Padres 7, Rockies 1 (boxscore)
What Went Wrong: Just like the previous three games against Arizona, the Rockies found themselves trailing before they had a chance to take their first hacks.
When that starts happening on a consistent basis, it obviously puts more pressure on the offense, but beyond that it can be more than a little deflating and disheartening. Not that that's a good excuse for failing to mount much offense against Cory Luebke, but it just kind of is what it is. And what it does is wear you out mentally.
As you may have been able to tell by my lack of tweets after the first couple innings, it wears me out, too.

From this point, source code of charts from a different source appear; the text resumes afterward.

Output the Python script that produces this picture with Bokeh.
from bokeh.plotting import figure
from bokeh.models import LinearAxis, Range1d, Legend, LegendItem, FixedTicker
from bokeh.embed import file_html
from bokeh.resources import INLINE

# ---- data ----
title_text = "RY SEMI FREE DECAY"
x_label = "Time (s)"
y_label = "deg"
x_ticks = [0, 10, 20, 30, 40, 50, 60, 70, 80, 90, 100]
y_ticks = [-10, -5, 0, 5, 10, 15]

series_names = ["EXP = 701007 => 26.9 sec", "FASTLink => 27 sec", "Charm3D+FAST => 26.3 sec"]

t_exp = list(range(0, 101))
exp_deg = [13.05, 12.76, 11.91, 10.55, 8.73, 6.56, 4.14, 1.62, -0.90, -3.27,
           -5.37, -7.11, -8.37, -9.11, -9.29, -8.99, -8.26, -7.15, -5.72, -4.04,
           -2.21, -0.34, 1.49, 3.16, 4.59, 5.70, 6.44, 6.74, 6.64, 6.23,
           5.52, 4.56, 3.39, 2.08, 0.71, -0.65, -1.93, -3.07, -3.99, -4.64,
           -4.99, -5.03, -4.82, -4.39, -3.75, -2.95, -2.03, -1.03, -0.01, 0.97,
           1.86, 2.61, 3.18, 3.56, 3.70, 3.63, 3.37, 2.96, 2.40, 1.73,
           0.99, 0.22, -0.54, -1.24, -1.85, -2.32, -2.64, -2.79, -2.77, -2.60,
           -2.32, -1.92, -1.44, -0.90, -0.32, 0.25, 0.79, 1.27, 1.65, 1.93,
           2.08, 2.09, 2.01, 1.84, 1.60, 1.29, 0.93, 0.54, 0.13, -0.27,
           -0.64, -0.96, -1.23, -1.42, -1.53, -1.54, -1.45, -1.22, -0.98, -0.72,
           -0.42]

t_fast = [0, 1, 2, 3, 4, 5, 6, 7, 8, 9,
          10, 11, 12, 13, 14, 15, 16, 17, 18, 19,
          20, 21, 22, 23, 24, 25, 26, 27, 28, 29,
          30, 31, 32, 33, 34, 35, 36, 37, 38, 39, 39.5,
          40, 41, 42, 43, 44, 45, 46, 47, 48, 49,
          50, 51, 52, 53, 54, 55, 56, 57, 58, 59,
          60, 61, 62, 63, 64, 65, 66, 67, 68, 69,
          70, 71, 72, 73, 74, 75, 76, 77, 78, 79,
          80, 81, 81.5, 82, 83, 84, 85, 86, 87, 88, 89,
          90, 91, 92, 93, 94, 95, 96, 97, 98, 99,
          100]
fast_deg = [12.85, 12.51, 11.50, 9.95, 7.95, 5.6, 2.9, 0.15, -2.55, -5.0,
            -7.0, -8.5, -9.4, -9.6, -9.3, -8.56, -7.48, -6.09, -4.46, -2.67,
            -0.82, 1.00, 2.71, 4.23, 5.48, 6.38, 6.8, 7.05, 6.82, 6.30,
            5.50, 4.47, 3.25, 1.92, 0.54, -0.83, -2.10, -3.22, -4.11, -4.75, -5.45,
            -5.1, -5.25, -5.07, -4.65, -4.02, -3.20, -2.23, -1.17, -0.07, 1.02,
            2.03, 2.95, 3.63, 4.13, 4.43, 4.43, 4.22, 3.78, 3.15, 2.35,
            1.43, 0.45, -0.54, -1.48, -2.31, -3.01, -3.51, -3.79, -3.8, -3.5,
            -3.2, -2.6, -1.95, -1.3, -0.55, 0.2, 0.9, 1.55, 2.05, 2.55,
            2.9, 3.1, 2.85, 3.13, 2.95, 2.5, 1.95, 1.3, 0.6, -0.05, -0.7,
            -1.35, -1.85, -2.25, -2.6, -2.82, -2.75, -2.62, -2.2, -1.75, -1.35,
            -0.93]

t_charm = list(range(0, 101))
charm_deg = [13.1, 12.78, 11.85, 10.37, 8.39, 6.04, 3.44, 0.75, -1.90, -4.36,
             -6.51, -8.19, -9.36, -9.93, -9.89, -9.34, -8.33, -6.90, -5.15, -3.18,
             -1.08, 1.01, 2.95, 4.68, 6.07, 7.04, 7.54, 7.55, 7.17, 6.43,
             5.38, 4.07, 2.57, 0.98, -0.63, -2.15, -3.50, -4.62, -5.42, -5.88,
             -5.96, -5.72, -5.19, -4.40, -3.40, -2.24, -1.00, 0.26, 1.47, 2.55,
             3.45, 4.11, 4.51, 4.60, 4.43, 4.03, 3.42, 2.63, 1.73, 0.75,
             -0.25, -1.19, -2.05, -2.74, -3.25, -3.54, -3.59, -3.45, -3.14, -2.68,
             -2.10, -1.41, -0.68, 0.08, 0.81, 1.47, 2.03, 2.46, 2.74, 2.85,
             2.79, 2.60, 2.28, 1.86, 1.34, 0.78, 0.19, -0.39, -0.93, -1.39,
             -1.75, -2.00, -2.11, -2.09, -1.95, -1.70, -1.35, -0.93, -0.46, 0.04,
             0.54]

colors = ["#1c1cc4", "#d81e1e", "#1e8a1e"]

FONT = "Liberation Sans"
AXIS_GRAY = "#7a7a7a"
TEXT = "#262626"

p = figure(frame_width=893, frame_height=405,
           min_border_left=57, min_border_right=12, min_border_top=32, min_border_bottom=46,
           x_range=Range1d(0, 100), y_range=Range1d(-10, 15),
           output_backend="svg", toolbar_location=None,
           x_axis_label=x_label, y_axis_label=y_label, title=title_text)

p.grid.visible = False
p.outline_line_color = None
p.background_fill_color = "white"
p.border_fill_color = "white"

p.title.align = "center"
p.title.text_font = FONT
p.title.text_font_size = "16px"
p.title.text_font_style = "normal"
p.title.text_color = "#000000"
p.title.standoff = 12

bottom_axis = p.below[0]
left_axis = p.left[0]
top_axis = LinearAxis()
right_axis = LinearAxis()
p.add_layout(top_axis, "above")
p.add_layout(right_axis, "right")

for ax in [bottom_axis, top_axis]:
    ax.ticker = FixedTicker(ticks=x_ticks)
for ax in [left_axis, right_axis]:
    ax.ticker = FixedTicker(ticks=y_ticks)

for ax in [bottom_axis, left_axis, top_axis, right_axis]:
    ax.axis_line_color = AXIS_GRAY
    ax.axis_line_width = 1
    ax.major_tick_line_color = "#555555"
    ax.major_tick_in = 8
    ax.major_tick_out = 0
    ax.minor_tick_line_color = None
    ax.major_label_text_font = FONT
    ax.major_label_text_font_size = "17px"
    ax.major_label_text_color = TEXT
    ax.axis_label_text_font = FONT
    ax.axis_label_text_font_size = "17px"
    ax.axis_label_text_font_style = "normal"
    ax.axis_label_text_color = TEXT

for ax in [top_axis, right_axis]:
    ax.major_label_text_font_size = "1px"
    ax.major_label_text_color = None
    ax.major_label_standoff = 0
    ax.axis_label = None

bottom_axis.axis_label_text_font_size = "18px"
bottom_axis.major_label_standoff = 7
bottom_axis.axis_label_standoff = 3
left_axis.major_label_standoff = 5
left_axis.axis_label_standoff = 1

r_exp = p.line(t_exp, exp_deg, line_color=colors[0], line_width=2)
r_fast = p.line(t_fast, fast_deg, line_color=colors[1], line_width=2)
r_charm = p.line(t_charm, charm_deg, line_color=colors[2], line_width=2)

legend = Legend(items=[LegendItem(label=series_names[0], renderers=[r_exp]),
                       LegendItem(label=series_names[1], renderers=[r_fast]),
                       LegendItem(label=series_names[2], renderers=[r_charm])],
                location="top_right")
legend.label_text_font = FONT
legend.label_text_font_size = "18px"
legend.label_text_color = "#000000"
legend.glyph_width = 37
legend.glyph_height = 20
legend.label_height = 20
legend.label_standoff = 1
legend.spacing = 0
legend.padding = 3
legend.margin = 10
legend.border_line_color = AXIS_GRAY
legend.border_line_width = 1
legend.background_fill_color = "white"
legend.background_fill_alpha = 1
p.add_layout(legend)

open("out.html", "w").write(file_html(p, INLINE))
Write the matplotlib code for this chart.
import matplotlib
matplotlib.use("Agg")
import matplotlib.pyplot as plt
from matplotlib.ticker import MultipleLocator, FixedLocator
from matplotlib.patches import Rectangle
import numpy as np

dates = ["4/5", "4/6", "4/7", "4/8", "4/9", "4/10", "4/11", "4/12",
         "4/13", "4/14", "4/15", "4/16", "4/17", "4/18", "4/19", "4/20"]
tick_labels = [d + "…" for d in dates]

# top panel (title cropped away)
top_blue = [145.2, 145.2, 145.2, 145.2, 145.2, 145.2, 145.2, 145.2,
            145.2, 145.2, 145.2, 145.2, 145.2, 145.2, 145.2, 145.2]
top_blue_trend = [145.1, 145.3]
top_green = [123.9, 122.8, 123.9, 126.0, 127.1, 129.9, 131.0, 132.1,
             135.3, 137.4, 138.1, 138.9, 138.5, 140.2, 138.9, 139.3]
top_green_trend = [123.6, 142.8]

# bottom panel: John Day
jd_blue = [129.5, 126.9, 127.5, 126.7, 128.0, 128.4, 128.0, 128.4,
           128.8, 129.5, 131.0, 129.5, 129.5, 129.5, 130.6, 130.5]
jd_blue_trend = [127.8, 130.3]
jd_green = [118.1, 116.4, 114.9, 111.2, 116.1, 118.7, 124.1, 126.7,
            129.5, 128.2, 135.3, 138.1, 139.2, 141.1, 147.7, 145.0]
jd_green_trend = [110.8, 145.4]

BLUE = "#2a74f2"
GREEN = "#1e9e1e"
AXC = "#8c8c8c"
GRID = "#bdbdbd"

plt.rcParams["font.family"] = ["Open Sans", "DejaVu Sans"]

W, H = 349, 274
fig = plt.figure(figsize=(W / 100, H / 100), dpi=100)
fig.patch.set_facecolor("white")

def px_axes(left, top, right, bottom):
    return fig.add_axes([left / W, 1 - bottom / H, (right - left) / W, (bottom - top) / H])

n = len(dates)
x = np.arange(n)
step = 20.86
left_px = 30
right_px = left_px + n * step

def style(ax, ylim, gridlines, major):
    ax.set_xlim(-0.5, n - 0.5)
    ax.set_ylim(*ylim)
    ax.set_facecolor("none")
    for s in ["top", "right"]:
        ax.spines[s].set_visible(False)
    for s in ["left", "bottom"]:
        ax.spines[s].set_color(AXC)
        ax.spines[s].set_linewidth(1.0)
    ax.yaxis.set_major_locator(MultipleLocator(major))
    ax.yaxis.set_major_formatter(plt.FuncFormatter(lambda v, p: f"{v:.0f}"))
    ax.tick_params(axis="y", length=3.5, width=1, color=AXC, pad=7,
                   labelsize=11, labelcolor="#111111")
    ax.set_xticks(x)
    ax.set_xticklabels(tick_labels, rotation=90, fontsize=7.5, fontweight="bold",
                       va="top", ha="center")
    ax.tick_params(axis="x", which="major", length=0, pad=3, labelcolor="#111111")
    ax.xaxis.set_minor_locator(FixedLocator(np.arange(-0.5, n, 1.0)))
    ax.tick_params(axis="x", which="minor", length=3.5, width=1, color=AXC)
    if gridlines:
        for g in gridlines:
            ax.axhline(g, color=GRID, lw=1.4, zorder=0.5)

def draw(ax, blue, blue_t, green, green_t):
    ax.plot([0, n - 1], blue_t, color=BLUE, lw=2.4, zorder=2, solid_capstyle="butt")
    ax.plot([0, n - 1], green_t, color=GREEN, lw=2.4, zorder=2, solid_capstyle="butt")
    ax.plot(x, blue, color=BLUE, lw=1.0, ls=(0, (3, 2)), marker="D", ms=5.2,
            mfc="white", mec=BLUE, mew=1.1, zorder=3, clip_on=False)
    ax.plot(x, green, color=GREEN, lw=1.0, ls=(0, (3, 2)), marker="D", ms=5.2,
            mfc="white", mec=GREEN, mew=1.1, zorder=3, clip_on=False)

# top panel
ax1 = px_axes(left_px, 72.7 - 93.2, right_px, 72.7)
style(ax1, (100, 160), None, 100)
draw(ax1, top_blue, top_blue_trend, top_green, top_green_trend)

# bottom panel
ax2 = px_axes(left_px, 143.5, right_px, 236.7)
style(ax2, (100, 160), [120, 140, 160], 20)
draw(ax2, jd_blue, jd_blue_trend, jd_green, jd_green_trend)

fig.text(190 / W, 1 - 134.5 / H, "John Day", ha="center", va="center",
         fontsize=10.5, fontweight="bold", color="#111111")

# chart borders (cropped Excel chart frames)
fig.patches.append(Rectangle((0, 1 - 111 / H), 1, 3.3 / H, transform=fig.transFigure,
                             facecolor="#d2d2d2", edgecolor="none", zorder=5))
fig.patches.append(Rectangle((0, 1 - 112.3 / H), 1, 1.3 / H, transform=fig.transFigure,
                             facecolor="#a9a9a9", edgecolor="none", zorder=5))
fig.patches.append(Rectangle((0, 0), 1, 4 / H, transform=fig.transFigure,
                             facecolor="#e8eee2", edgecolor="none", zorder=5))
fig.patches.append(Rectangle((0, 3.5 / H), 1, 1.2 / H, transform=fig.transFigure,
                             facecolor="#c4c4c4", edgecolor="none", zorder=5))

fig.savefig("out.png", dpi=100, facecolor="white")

Turning Point: The game never turned, nor was there ever a real threat for it turn, so I'm going to nominate Troy Tulowitzki's error on Cory Luebke's grounder — which directly resulted in San Diego's fifth run — as the moment we all realized the game was never going to turn.
By the way, Tulowitzki looks very uncomfortable at both the plate — which isn't unusual early in the season — and in the field — which concerns me far more. It's possible the hip flexor he's been dealing is a bigger issue than is being led on, which means he either needs to take a day or two soon to rest it, or we might have to get prepared for 75-80% of Tulo for awhile.
Jeremy Guthrie's Line: 7 IP, 6 ER, 9 H, 2 BB, 1 K
It wasn't as messy as Pomeranz yesterday and it wasn't as painful as Nicasio on Friday, but it still wasn't nearly good enough. Especially when it's the worst offense in baseball squaring you up and ripping nothing but rocket doubles to all fields.
Seriously, Guthrie wasn't fooling anybody and he wasn't getting swings and misses. But I guess if you're looking for the silver linings that at least allowed him to gobble up seven innings to help conserve the bullpen.